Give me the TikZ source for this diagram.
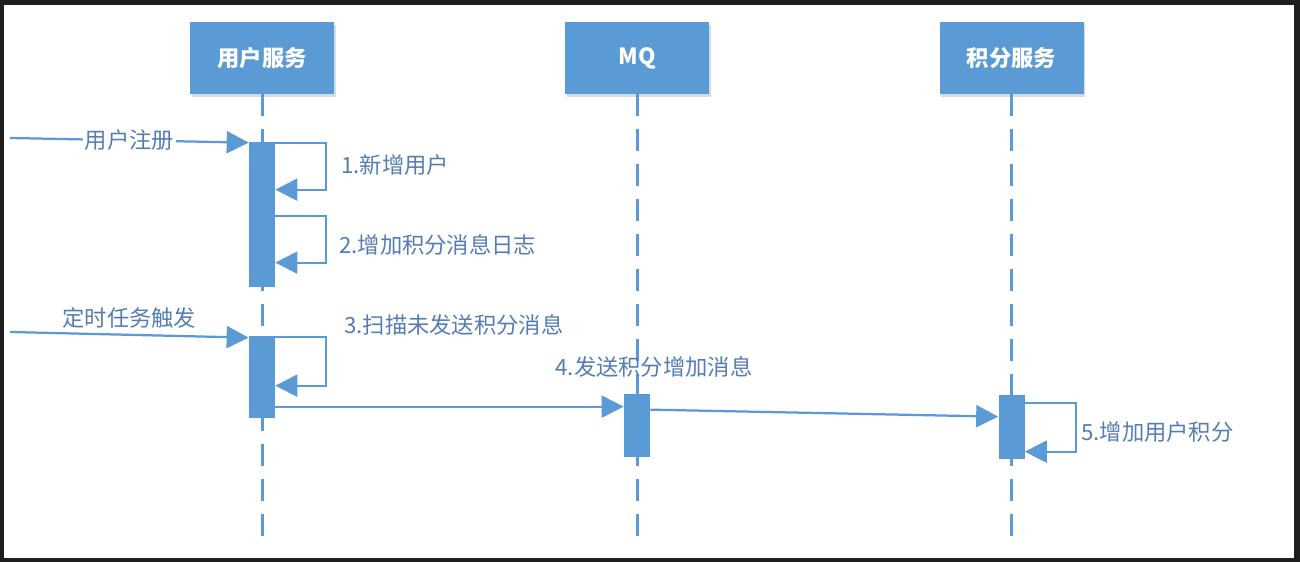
\documentclass[tikz,border=0pt]{standalone}
\usepackage{fontspec}
\setmainfont{Noto Sans CJK SC}
\usepackage{tikz}
\usetikzlibrary{calc,positioning,arrows.meta,shadows}
\usepackage{xcolor}
\definecolor{myblue}{RGB}{91,155,213}
\definecolor{mytext}{RGB}{85,125,180}
\definecolor{myframe}{RGB}{30,30,30}

\begin{document}
\begin{tikzpicture}[
  font=\fontsize{12.7}{15}\selectfont,
  obj/.style={fill=myblue, minimum width=2.88cm, minimum height=1.44cm, text=white,
    font=\fontsize{12.7}{15}\selectfont\bfseries,
    drop shadow={shadow xshift=0.03cm, shadow yshift=-0.06cm, opacity=0.3, fill=myblue!50!gray}},
  life/.style={myblue, line width=0.06cm, dash pattern=on 0.44cm off 0.26cm},
  bar/.style={fill=myblue, minimum width=0.52cm, inner sep=0pt},
  msg/.style={myblue, line width=0.045cm, -{Triangle[length=0.44cm,width=0.44cm]}},
  lbl/.style={text=mytext, inner sep=1pt}
]
  \useasboundingbox (0,0) rectangle (26,-11.24);
  \fill[myframe] (0,0) rectangle (26,-11.24);
  \fill[white] (0.07,-0.1) rectangle (25.88,-11.16);

  % Objects
  \node[obj] (user) at (5.24,-1.16) {用户服务};
  \node[obj] (mq) at (12.74,-1.16) {MQ};
  \node[obj] (score) at (20.23,-1.16) {积分服务};

  % Lifelines
  \coordinate (userEnd) at (5.24,-10.9);
  \coordinate (mqEnd) at (12.74,-10.9);
  \coordinate (scoreEnd) at (20.23,-10.9);
  \draw[life] (user.south) -- (userEnd);
  \draw[life] (mq.south) -- (mqEnd);
  \draw[life] (score.south) -- (scoreEnd);

  % Activation bars
  \node[bar, minimum height=2.9cm] (act1) at (5.24,-4.29) {};
  \node[bar, minimum height=1.64cm] (act2) at (5.24,-7.54) {};
  \node[bar, minimum height=1.26cm] (act3) at (12.74,-8.51) {};
  \node[bar, minimum height=1.28cm] (act4) at (20.23,-8.54) {};

  % Incoming triggers
  \coordinate (regStart) at (0.2,-2.76);
  \coordinate (cronStart) at (0.2,-6.64);
  \draw[msg] (regStart) -- ($(act1.north west)+(0,-0.02)$) node[lbl, midway, fill=white] {用户注册};
  \draw[msg] (cronStart) -- ($(act2.north west)+(0,-0.04)$) node[lbl, midway, above=0.08cm] {定时任务触发};

  % Self calls
  \draw[msg] ($(act1.north east)+(0,-0.02)$) -- ++(1.02,0) |- ($(act1.north east)+(0,-0.96)$);
  \draw[msg] ($(act1.north east)+(0,-1.48)$) -- ++(1.02,0) |- ($(act1.north east)+(0,-2.42)$);
  \draw[msg] ($(act2.north east)+(0,-0.02)$) -- ++(1.02,0) |- ($(act2.north east)+(0,-1.0)$);
  \draw[msg] ($(act4.north east)+(0,-0.16)$) -- ++(1.02,0) |- ($(act4.north east)+(0,-1.14)$);
  \node[lbl, anchor=west] (l1) at (6.78,-3.3) {1.新增用户};
  \node[lbl, anchor=west] (l2) at (6.74,-4.9) {2.增加积分消息日志};
  \node[lbl, anchor=west] (l3) at (6.84,-6.5) {3.扫描未发送积分消息};
  \node[lbl, anchor=west] (l5) at (21.58,-8.64) {5.增加用户积分};

  % Messages between services
  \draw[msg] ($(act2.north east)+(0,-1.42)$) -- ($(act3.north west)+(0,-0.26)$);
  \draw[msg] ($(act3.north east)+(0,-0.32)$) -- ($(act4.north west)+(0,-0.44)$);
  \node[lbl] (l4) at (13.08,-7.34) {4.发送积分增加消息};
\end{tikzpicture}
\end{document}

Short task - Copy all the data exactly as written, but skip any picture.

Answer to the exercise -
Give me the TikZ source for this diagram.
\documentclass[tikz,border=0pt]{standalone}
\usepackage{fontspec}
\setmainfont{Noto Sans CJK SC}
\usepackage{tikz}
\usetikzlibrary{calc,positioning,arrows.meta,shadows}
\usepackage{xcolor}
\definecolor{myblue}{RGB}{91,155,213}
\definecolor{mytext}{RGB}{85,125,180}
\definecolor{myframe}{RGB}{30,30,30}

\begin{document}
\begin{tikzpicture}[
  font=\fontsize{12.7}{15}\selectfont,
  obj/.style={fill=myblue, minimum width=2.88cm, minimum height=1.44cm, text=white,
    font=\fontsize{12.7}{15}\selectfont\bfseries,
    drop shadow={shadow xshift=0.03cm, shadow yshift=-0.06cm, opacity=0.3, fill=myblue!50!gray}},
  life/.style={myblue, line width=0.06cm, dash pattern=on 0.44cm off 0.26cm},
  bar/.style={fill=myblue, minimum width=0.52cm, inner sep=0pt},
  msg/.style={myblue, line width=0.045cm, -{Triangle[length=0.44cm,width=0.44cm]}},
  lbl/.style={text=mytext, inner sep=1pt}
]
  \useasboundingbox (0,0) rectangle (26,-11.24);
  \fill[myframe] (0,0) rectangle (26,-11.24);
  \fill[white] (0.07,-0.1) rectangle (25.88,-11.16);

  % Objects
  \node[obj] (user) at (5.24,-1.16) {用户服务};
  \node[obj] (mq) at (12.74,-1.16) {MQ};
  \node[obj] (score) at (20.23,-1.16) {积分服务};

  % Lifelines
  \coordinate (userEnd) at (5.24,-10.9);
  \coordinate (mqEnd) at (12.74,-10.9);
  \coordinate (scoreEnd) at (20.23,-10.9);
  \draw[life] (user.south) -- (userEnd);
  \draw[life] (mq.south) -- (mqEnd);
  \draw[life] (score.south) -- (scoreEnd);

  % Activation bars
  \node[bar, minimum height=2.9cm] (act1) at (5.24,-4.29) {};
  \node[bar, minimum height=1.64cm] (act2) at (5.24,-7.54) {};
  \node[bar, minimum height=1.26cm] (act3) at (12.74,-8.51) {};
  \node[bar, minimum height=1.28cm] (act4) at (20.23,-8.54) {};

  % Incoming triggers
  \coordinate (regStart) at (0.2,-2.76);
  \coordinate (cronStart) at (0.2,-6.64);
  \draw[msg] (regStart) -- ($(act1.north west)+(0,-0.02)$) node[lbl, midway, fill=white] {用户注册};
  \draw[msg] (cronStart) -- ($(act2.north west)+(0,-0.04)$) node[lbl, midway, above=0.08cm] {定时任务触发};

  % Self calls
  \draw[msg] ($(act1.north east)+(0,-0.02)$) -- ++(1.02,0) |- ($(act1.north east)+(0,-0.96)$);
  \draw[msg] ($(act1.north east)+(0,-1.48)$) -- ++(1.02,0) |- ($(act1.north east)+(0,-2.42)$);
  \draw[msg] ($(act2.north east)+(0,-0.02)$) -- ++(1.02,0) |- ($(act2.north east)+(0,-1.0)$);
  \draw[msg] ($(act4.north east)+(0,-0.16)$) -- ++(1.02,0) |- ($(act4.north east)+(0,-1.14)$);
  \node[lbl, anchor=west] (l1) at (6.78,-3.3) {1.新增用户};
  \node[lbl, anchor=west] (l2) at (6.74,-4.9) {2.增加积分消息日志};
  \node[lbl, anchor=west] (l3) at (6.84,-6.5) {3.扫描未发送积分消息};
  \node[lbl, anchor=west] (l5) at (21.58,-8.64) {5.增加用户积分};

  % Messages between services
  \draw[msg] ($(act2.north east)+(0,-1.42)$) -- ($(act3.north west)+(0,-0.26)$);
  \draw[msg] ($(act3.north east)+(0,-0.32)$) -- ($(act4.north west)+(0,-0.44)$);
  \node[lbl] (l4) at (13.08,-7.34) {4.发送积分增加消息};
\end{tikzpicture}
\end{document}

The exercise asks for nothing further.